Clement: A Pioneer for Women in Politics - TribPapers

Clement: A Pioneer for Women in Politics

Photo by Clint Parker

Asheville – In downtown Asheville, on College Street near Charlotte Street, you will find this marker: Lillian Exum Clement Stafford – 1886-1925 – First female legislator in the South. Elected to N.C. House in 1920. Her law office was located 400 yards to the west, and her home was half a mile northeast.

In the summer of 1920, just two months before the Nineteenth Amendment granted women the right to vote, Lillian Exum Clement was nominated as a Democratic candidate for the North Carolina State House of Representatives.

Her nomination was historic, and the primary election results were nothing short of astounding. Clement triumphed over her two male opponents by an overwhelming margin, securing 10,368 votes to their combined 41. This resounding victory set the stage for her success in the general election in November, where she emerged victorious once again.

On January 5, 1921, Clement took her seat in Raleigh, becoming the first woman in the South to hold legislative office. Her achievement not only paved the way for other women but also marked a significant milestone in the fight for gender equality in American politics. Hey, but what is gender anymore?

Lillian Exum Clement, born in Black Mountain, North Carolina, and later moved to Biltmore, displayed remarkable drive and determination from a young age. She worked in the Buncombe County sheriff’s office while simultaneously studying law at night. Her hard work paid off when she passed the bar exam in 1916. The following year, she began practicing law, setting up her office in the Law Building. Clement’s legal career was characterized by her dedication to justice and willingness to champion causes that benefited the broader community. This dedication naturally extended to her legislative career.

As a legislator, Clement was known for her progressive stance and her advocacy for the underrepresented. Her colleagues in the legislature referred to her as “Brother Exum,” a testament to her respected status among her peers. During her tenure, she introduced seventeen bills, several of which had a lasting impact on North Carolina’s legal and social landscape.

Notable among these was the measure for the secret ballot, a significant step towards ensuring voter privacy and integrity in elections. Clement also introduced the “pure milk bill,” which mandated tuberculin testing of herds to ensure public health and safety. Additionally, she championed a reduction in the abandonment period required for divorce from ten to five years.

One of Clement’s most controversial yet crucial pieces of legislation was her bill advocating for state control of a home for unwed mothers. Despite facing significant opposition and even public hostility—she was pelted with eggs and vegetables while speaking in Asheville—she stood firm in her commitment to social welfare and support for vulnerable populations. Her resilience in the face of such adversity underscored her dedication to her principles and her constituents.

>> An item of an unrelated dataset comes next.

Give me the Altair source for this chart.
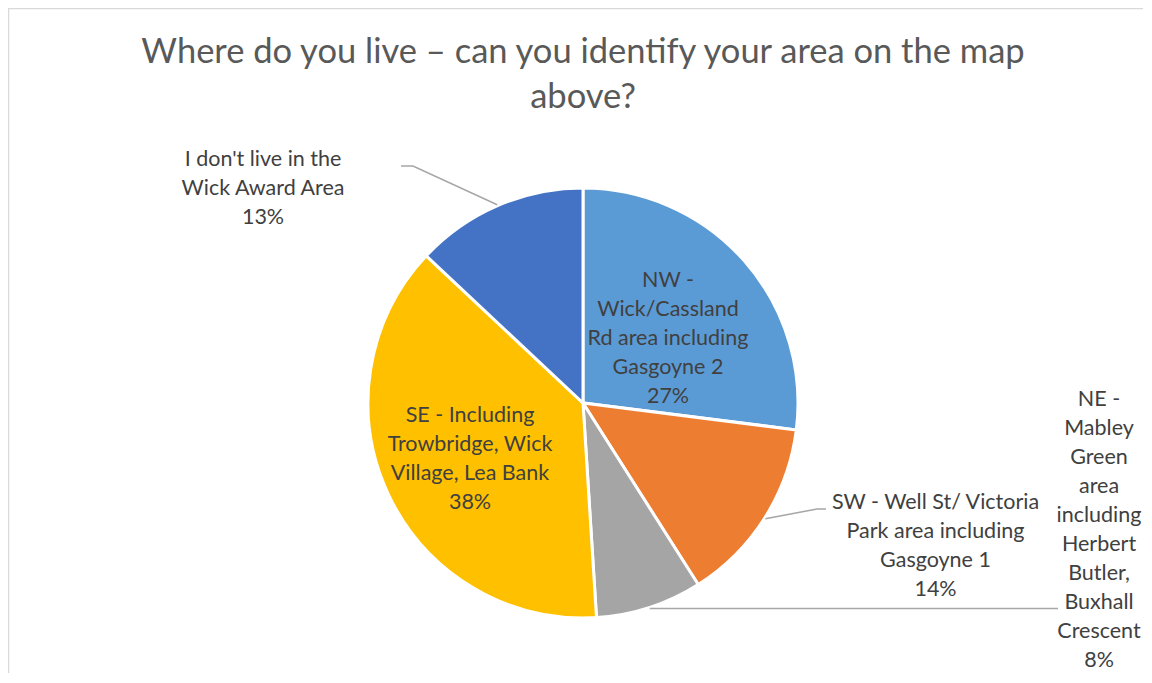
import math
import altair as alt
import pandas as pd

# ---- data ----
categories = [
    "NW - Wick/Cassland Rd area including Gasgoyne 2",
    "SW - Well St/ Victoria Park area including Gasgoyne 1",
    "NE - Mabley Green area including Herbert Butler, Buxhall Crescent",
    "SE - Including Trowbridge, Wick Village, Lea Bank",
    "I don't live in the Wick Award Area",
]
shares = [27, 14, 8, 38, 13]
colors = ["#5B9BD5", "#ED7D31", "#A5A5A5", "#FFC000", "#4472C4"]

label_lines = [
    ["NW -", "Wick/Cassland", "Rd area including", "Gasgoyne 2"],
    ["SW - Well St/ Victoria", "Park area including", "Gasgoyne 1"],
    ["NE -", "Mabley", "Green", "area", "including", "Herbert", "Butler,", "Buxhall", "Crescent"],
    ["SE - Including", "Trowbridge, Wick", "Village, Lea Bank"],
    ["I don't live in the", "Wick Award Area"],
]
title_lines = ["Where do you live \u2013 can you identify your area on the map", "above?"]

# ---- layout (annotation placement; x = centre, y = first line) ----
W, H = 1135, 665
CX, CY, R = 575, 395, 215
label_pos = [(660, 273), (927.5, 495), (1091, 392), (462, 408), (255, 152)]
leader_bends = {1: [(809, 501), (818, 501)], 2: [(1050, None)], 4: [(405, 158), (393, 158)]}

pie_df = pd.DataFrame({"category": categories, "share": shares, "idx": list(range(len(shares)))})

lab_df = pd.DataFrame({
    "text": ["\n".join(l + [f"{s}%"]) for l, s in zip(label_lines, shares)],
    "x": [p[0] for p in label_pos],
    "y": [p[1] for p in label_pos],
})

# leader lines start at the slice rim at mid-angle
rows = []
cum = 0
for i, s in enumerate(shares):
    mid = (cum + s / 2) / 100 * 2 * math.pi
    cum += s
    if i in leader_bends:
        sx = CX + (R + 1) * math.sin(mid)
        sy = CY - (R + 1) * math.cos(mid)
        pts = [(sx, sy)] + [(bx, sy if by is None else by) for bx, by in leader_bends[i]]
        for k, (px, py) in enumerate(pts):
            rows.append({"leader": i, "k": k, "x": px, "y": py})
lead_df = pd.DataFrame(rows)

pie = alt.Chart(pie_df).mark_arc(radius=R, stroke="white", strokeWidth=3).encode(
    theta=alt.Theta("share:Q", stack=True),
    order=alt.Order("idx:Q"),
    color=alt.Color("category:N", scale=alt.Scale(domain=categories, range=colors), legend=None),
    x=alt.value(CX),
    y=alt.value(CY),
)

leaders = alt.Chart(lead_df).mark_line(color="#A6A6A6", strokeWidth=1.5).encode(
    x=alt.X("x:Q", scale=None, axis=None),
    y=alt.Y("y:Q", scale=None, axis=None),
    detail="leader:N",
    order="k:Q",
)

labels = alt.Chart(lab_df).mark_text(
    font="Lato", fontSize=21.5, color="#404040", align="center", baseline="middle",
    lineBreak="\n", lineHeight=29,
).encode(
    x=alt.X("x:Q", scale=None, axis=None),
    y=alt.Y("y:Q", scale=None, axis=None),
    text="text:N",
)

title = alt.Chart(pd.DataFrame({"t": ["\n".join(title_lines)]})).mark_text(
    font="Lato", fontSize=34.5, color="#595959", align="center", baseline="middle",
    lineBreak="\n", lineHeight=45,
).encode(x=alt.value(575), y=alt.value(45), text="t:N")

frame_v = alt.Chart(pd.DataFrame({"a": [0]})).mark_rule(color="#D9D9D9", strokeWidth=1.5).encode(
    x=alt.value(0.5), y=alt.value(0), y2=alt.value(H))
frame_h = alt.Chart(pd.DataFrame({"a": [0]})).mark_rule(color="#D9D9D9", strokeWidth=1.5).encode(
    x=alt.value(0), x2=alt.value(W), y=alt.value(0.5))

chart = alt.layer(frame_v, frame_h, pie, leaders, labels, title).properties(
    width=W, height=H, autosize=alt.AutoSizeParams(type="none"), padding=0,
).configure_view(stroke="transparent", strokeWidth=0)

chart.save("out.html", embed_options={"renderer": "svg", "actions": False})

In the summer of 1921, Clement married newspaperman E. Eller Stafford, a union that necessitated a special legislative session to officially change her name. Despite her marriage and the social expectations of the time, she did not seek reelection, choosing instead to focus on her personal life. Clement’s career, though brief, was marked by significant accomplishments and paved the way for future generations of women in politics.

Clement’s pioneering spirit and contributions to public service are commemorated through Lillian’s List, an organization established in 1997 to promote and support Democratic women running for public office in North Carolina. This organization honors Clement’s legacy by continuing her work to ensure that women’s voices are heard in the political arena.

Tragically, Lillian Exum Clement’s life was cut short when she died of pneumonia at the age of thirty-nine. She was laid to rest in the historic Riverside Cemetery in Asheville, leaving behind a legacy of courage, determination, and groundbreaking achievements. Research by the reference staff at Pack Memorial Library has corrected her birth date to March 12, 1886.